SALLES: O último capítulo da serie O Império do Centro, que meu irmão (João Moreira Salles) dirigiu era dedicado a Terra Amarela, de Chen Kaige, um dos filmes mais marcantes da quinta geração de cineastas chineses, que vieram do estúdio de Xian. De lá também veio Zhang Yimou, o cineasta mais ativo da quinta geração. Infelizmente, a quinta geração foi perdendo força à medida que seus filmes se tornaram mais e mais oficiais. A sexta geração de cineastas, da qual faz parte Jia Zhang-ke, colide novamente com a ordem estabelecida. Seus filmes são de uma aguda lucidez, mantêm uma independência crítica em relação à realidade chinesa. Não é por acaso que os três primeiros filmes de Jia foram proibidos na China, e o mesmo aconteceu mais recentemente com Um Toque de Pecado (laureado com o prêmio de melhor roteiro no Festival de Cannes de 2013, por um júri presidido por Steven Spielberg). O que torna o cinema de Jia Zhang-ke realmente único é, justamente, o fato de que ele se manteve constantemente à escuta das transformações brutais ocorridas dentro do seu país, e conseguiu traduzi-las em cada um de seus filmes e personagens. Sua obra é feita de uma extrema coerência. Cada filme ecoa no outro, como as notas das canções que elege. E, talvez por isso, nenhum desses filmes é “confortável” para um governo que restringe a liberdade de expressão. Quanto aos outros jovens cineastas que se expressam com a mesma inventividade na China, penso em Wang Bing, autor do extraordinário A Oeste dos Trilhos, um documentário de nove horas sobre uma cidade de dois milhões de habitantes que é desmobilizada. Como Jia Zhang-ke, no filme Em Busca da Vida, são essas transformações sobre o homem que interessam a Wang Bing.
Existe hoje no cinema brasileiro alguém que filme o Brasil como Jia filma a China? O que nos falta pra isso?
SALLES: A China é hoje uma terra em transe, um laboratório a céu aberto, e não acho que essas mesmas condições descrevem o Brasil ou qualquer outro país hoje. O que existe, entre nós, são excelentes realizadores como Kleber Mendonça Filho, que, com uma acuidade e sensibilidade comparáveis às de Jia, oferecem um reflexo potente do seu tempo e do seu pais. É o que ocorre em O Som ao Redor (primeiro longa de Kleber, lançado em 2013).
Quais são seus novos passos na ficção? Existe algum plano de filmar no Brasil?

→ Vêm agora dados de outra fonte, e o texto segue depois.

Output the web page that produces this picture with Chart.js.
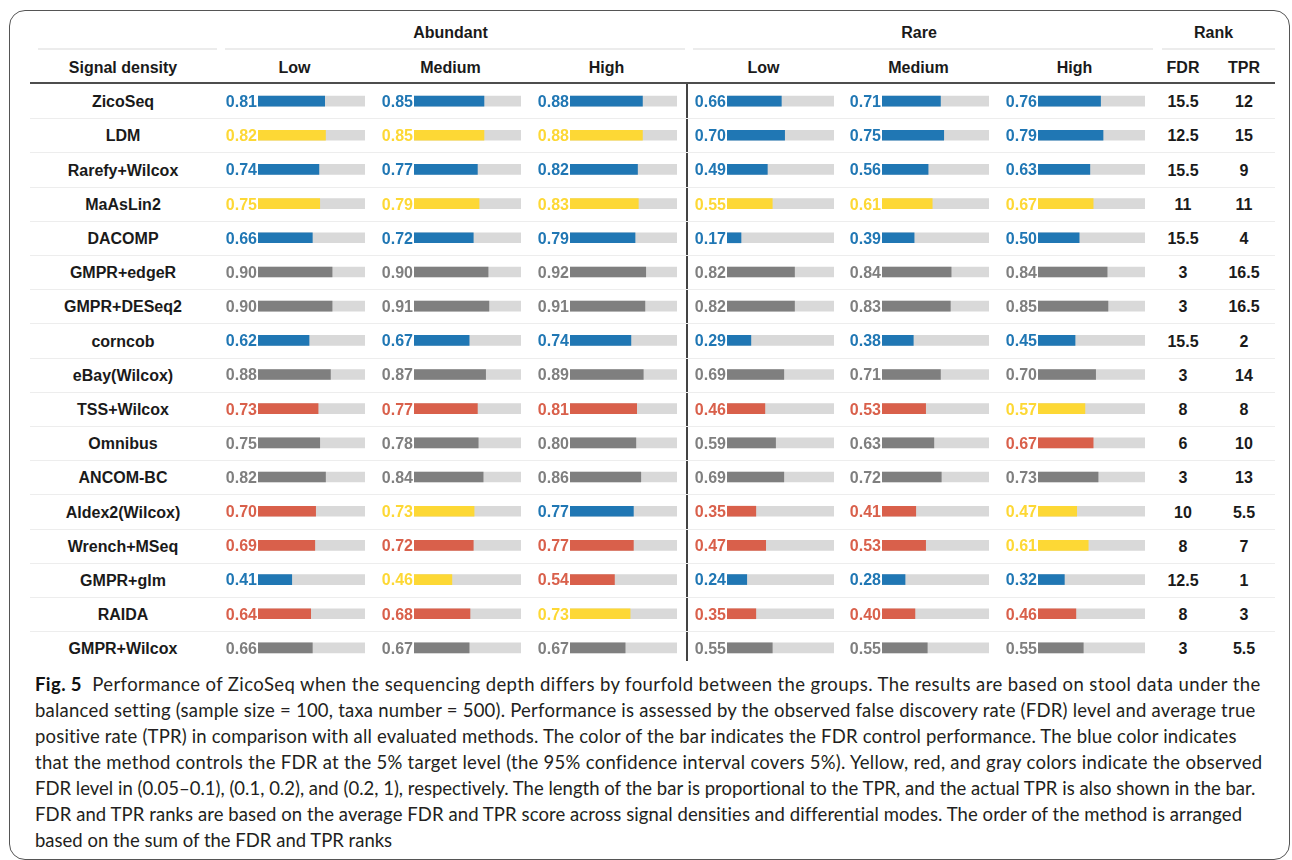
<!DOCTYPE html>
<html lang="en">
<head>
<meta charset="UTF-8">
<title>Fig. 5 - ZicoSeq performance</title>
<script src="https://cdn.jsdelivr.net/npm/chart.js"></script>
<style>
  body { margin: 0; background: #fff; width: 1292px; height: 860px; overflow: hidden;
         font-family: "Liberation Sans", Arial, sans-serif; }
  .page { position: relative; width: 1292px; height: 860px; }
  .frame { position: absolute; left: 9px; top: 10px; width: 1281px; height: 850px;
           border: 1.5px solid #555; border-radius: 16px; box-sizing: border-box; }
  .t { position: absolute; transform: translate(-50%, -50%); font-weight: bold; font-size: 16px;
       color: #1a1a1a; white-space: nowrap; }
  .light { position: absolute; height: 2px; background: #ececec; }
  .rowline { position: absolute; left: 30px; width: 1245px; height: 1px; background: #ededed; }
  .rule { position: absolute; left: 30px; top: 82px; width: 1245px; height: 2px; background: #4d4d4d; }
  .vline { position: absolute; left: 686px; top: 84px; width: 1.5px; height: 577px; background: #444; }
  canvas { position: absolute; top: 84px; }
  .caption { position: absolute; left: 35px; top: 671px; font-family: Lato, "Open Sans", sans-serif;
             font-size: 17px; line-height: 26px; color: #231f20; white-space: nowrap; }
  .caption span { display: inline-block; }
  .caption b { color: #111; }
</style>
</head>
<body>
<div class="page" id="page">
  <div class="frame"></div>
  <div class="rule"></div>
  <div class="vline"></div>
  <div class="caption" id="caption"></div>
</div>

<script>
// methods, top to bottom
const methods = ["ZicoSeq", "LDM", "Rarefy+Wilcox", "MaAsLin2", "DACOMP", "GMPR+edgeR", "GMPR+DESeq2",
  "corncob", "eBay(Wilcox)", "TSS+Wilcox", "Omnibus", "ANCOM-BC", "Aldex2(Wilcox)", "Wrench+MSeq",
  "GMPR+glm", "RAIDA", "GMPR+Wilcox"];

// TPR values per signal density, and FDR class (b = blue, y = yellow, r = red, g = gray)
const abundantLow    = [0.81,0.82,0.74,0.75,0.66,0.90,0.90,0.62,0.88,0.73,0.75,0.82,0.70,0.69,0.41,0.64,0.66];
const abundantLowFdr = ["b","y","b","y","b","g","g","b","g","r","g","g","r","r","b","r","g"];
const abundantMed    = [0.85,0.85,0.77,0.79,0.72,0.90,0.91,0.67,0.87,0.77,0.78,0.84,0.73,0.72,0.46,0.68,0.67];
const abundantMedFdr = ["b","y","b","y","b","g","g","b","g","r","g","g","y","r","y","r","g"];
const abundantHigh    = [0.88,0.88,0.82,0.83,0.79,0.92,0.91,0.74,0.89,0.81,0.80,0.86,0.77,0.77,0.54,0.73,0.67];
const abundantHighFdr = ["b","y","b","y","b","g","g","b","g","r","g","g","b","r","r","y","g"];
const rareLow    = [0.66,0.70,0.49,0.55,0.17,0.82,0.82,0.29,0.69,0.46,0.59,0.69,0.35,0.47,0.24,0.35,0.55];
const rareLowFdr = ["b","b","b","y","b","g","g","b","g","r","g","g","r","r","b","r","g"];
const rareMed    = [0.71,0.75,0.56,0.61,0.39,0.84,0.83,0.38,0.71,0.53,0.63,0.72,0.41,0.53,0.28,0.40,0.55];
const rareMedFdr = ["b","b","b","y","b","g","g","b","g","r","g","g","r","r","b","r","g"];
const rareHigh    = [0.76,0.79,0.63,0.67,0.50,0.84,0.85,0.45,0.70,0.57,0.67,0.73,0.47,0.61,0.32,0.46,0.55];
const rareHighFdr = ["b","b","b","y","b","g","g","b","g","y","r","g","y","y","b","r","g"];

const rankFdr = ["15.5","12.5","15.5","11","15.5","3","3","15.5","3","8","6","3","10","8","12.5","8","3"];
const rankTpr = ["12","15","9","11","4","16.5","16.5","2","14","8","10","13","5.5","7","1","3","5.5"];

const densityLabels = ["Low", "Medium", "High", "Low", "Medium", "High"];
const groupLabels = ["Abundant", "Rare", "Rank"];

const fdrColors = { b: "#2077b4", y: "#fdd835", r: "#d9604b", g: "#7f7f7f" };
const trackColor = "#d9d9d9";
const tprMax = 1.3;

// layout
const rowTop = 84, rowH = 34.2;
const barStarts = [258, 414, 570, 727, 882, 1038];
const labelRoom = 44, trackW = 107;
const page = document.getElementById("page");

function addText(txt, x, y) {
    const d = document.createElement("div");
    d.className = "t";
    d.textContent = txt;
    d.style.left = x + "px";
    d.style.top = (y + 1) + "px";
    page.appendChild(d);
}
function addLight(x1, x2, y) {
    const d = document.createElement("div");
    d.className = "light";
    d.style.left = x1 + "px"; d.style.width = (x2 - x1) + "px"; d.style.top = y + "px";
    page.appendChild(d);
}

// header
addLight(38, 217, 48); addLight(225, 685, 48); addLight(693, 1153, 48); addLight(1162, 1275, 48);
addText(groupLabels[0], (barStarts[0] + barStarts[2]) / 2 + 36.5, 32);
addText(groupLabels[1], (barStarts[3] + barStarts[5]) / 2 + 36.5, 32);
addText(groupLabels[2], 1213.5, 32);
addText("Signal density", 123, 67);
densityLabels.forEach((l, i) => addText(l, barStarts[i] + 36.5, 67));
addText("FDR", 1183, 67);
addText("TPR", 1244, 67);

// rows
methods.forEach((m, i) => {
    const cy = rowTop + rowH * (i + 0.5);
    addText(m, 123, cy);
    addText(rankFdr[i], 1183, cy);
    addText(rankTpr[i], 1244, cy);
    if (i > 0) {
        const d = document.createElement("div");
        d.className = "rowline";
        d.style.top = Math.round(rowTop + rowH * i) + "px";
        page.appendChild(d);
    }
});

// value labels left of each bar
const valueLabels = {
    id: "valueLabels",
    afterDatasetsDraw(chart) {
        const ctx = chart.ctx;
        const ds = chart.data.datasets[0];
        const meta = chart.getDatasetMeta(0);
        const x0 = chart.scales.x.getPixelForValue(0);
        ctx.save();
        ctx.font = 'bold 16px "Liberation Sans", Arial, sans-serif';
        ctx.textAlign = "right";
        ctx.textBaseline = "middle";
        meta.data.forEach((bar, i) => {
            ctx.fillStyle = ds.backgroundColor[i];
            ctx.fillText(ds.data[i].toFixed(2), x0 - 1, bar.y + 1.5);
        });
        ctx.restore();
    }
};

const columns = [
    [abundantLow, abundantLowFdr], [abundantMed, abundantMedFdr], [abundantHigh, abundantHighFdr],
    [rareLow, rareLowFdr], [rareMed, rareMedFdr], [rareHigh, rareHighFdr]
];

columns.forEach(([vals, fdr], c) => {
    const cv = document.createElement("canvas");
    cv.width = labelRoom + trackW;
    cv.height = Math.round(rowH * methods.length);
    cv.style.left = (barStarts[c] - labelRoom) + "px";
    page.appendChild(cv);

    new Chart(cv.getContext("2d"), {
        type: "bar",
        data: {
            labels: methods,
            datasets: [{
                data: vals,
                backgroundColor: fdr.map(k => fdrColors[k]),
                barThickness: 10,
                grouped: false,
                order: 0
            }, {
                data: methods.map(() => tprMax),
                backgroundColor: trackColor,
                barThickness: 10,
                grouped: false,
                order: 1
            }]
        },
        options: {
            indexAxis: "y",
            responsive: false,
            animation: false,
            layout: { padding: { left: labelRoom, right: 0, top: 0, bottom: 0 } },
            plugins: { legend: { display: false }, tooltip: { enabled: false } },
            scales: {
                x: { display: false, min: 0, max: tprMax },
                y: { display: false, offset: true }
            }
        },
        plugins: [valueLabels]
    });
});

// caption, one line per row as in the figure
const captionLines = [
    "<b>Fig. 5</b>&nbsp; Performance of ZicoSeq when the sequencing depth differs by fourfold between the groups. The results are based on stool data under the",
    "balanced setting (sample size = 100, taxa number = 500). Performance is assessed by the observed false discovery rate (FDR) level and average true",
    "positive rate (TPR) in comparison with all evaluated methods. The color of the bar indicates the FDR control performance. The blue color indicates",
    "that the method controls the FDR at the 5% target level (the 95% confidence interval covers 5%). Yellow, red, and gray colors indicate the observed",
    "FDR level in (0.05–0.1), (0.1, 0.2), and (0.2, 1), respectively. The length of the bar is proportional to the TPR, and the actual TPR is also shown in the bar.",
    "FDR and TPR ranks are based on the average FDR and TPR score across signal densities and differential modes. The order of the method is arranged",
    "based on the sum of the FDR and TPR ranks"
];
// right edge of each printed line
const captionEnds = [1260, 1255, 1237, 1262, 1256, 1242, 0];

const cap = document.getElementById("caption");
cap.innerHTML = captionLines.map(l => "<span>" + l + "</span>").join("<br>");
const spans = Array.from(cap.querySelectorAll("span"));
// size the font so the widest line fits, then stretch each line to its printed end
let widest = 0;
spans.forEach((s, i) => { if (captionEnds[i]) widest = Math.max(widest, s.getBoundingClientRect().width / (captionEnds[i] - 35)); });
const fs = 17 / widest;
cap.style.fontSize = fs.toFixed(2) + "px";
spans.forEach((s, i) => {
    if (!captionEnds[i]) return;
    const w = s.getBoundingClientRect().width;
    const n = s.textContent.length;
    s.style.letterSpacing = ((captionEnds[i] - 35 - w) / n).toFixed(3) + "px";
});
</script>
</body>
</html>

SALLES: Estou nesse momento finalizando um roteiro. Ao mesmo tempo, uma segunda ideia toma corpo. Se tudo der certo, espero voltar à ficção em 2016.
Aproveitando a deixa: neste 2015 completam-se 20 anos de Terra Estrangeira, seu primeiro sucesso como diretor. Nele, você falava sobre brasileiros que queriam deixar o país em meio ao confisco de recursos da Caderneta de Poupança empreendido pelo governo Collor. O que aquele olhar sobre o desterro significa pra você hoje? Aqueles personagens ainda vivem?
SALLES: Terra Estrangeira foi realizado em pleno desgoverno Collor, quando o Brasil deixa de ser uma terra de imigração e passa a ser um país de onde 800 mil pessoas partiram, tentando se reinventar em uma outra latitude. É um momento único da nossa historia, um ponto de inflexão que Daniela Thomas e eu queríamos registrar. Confesso que, ainda hoje, fico me perguntando onde estará Alex, a personagem de Fernanda Torres no filme. E, à maneira de Jia Zhang-ke, fico me perguntando o que ela acharia deste país tão complexo e de difícil decodificação que é o Brasil hoje.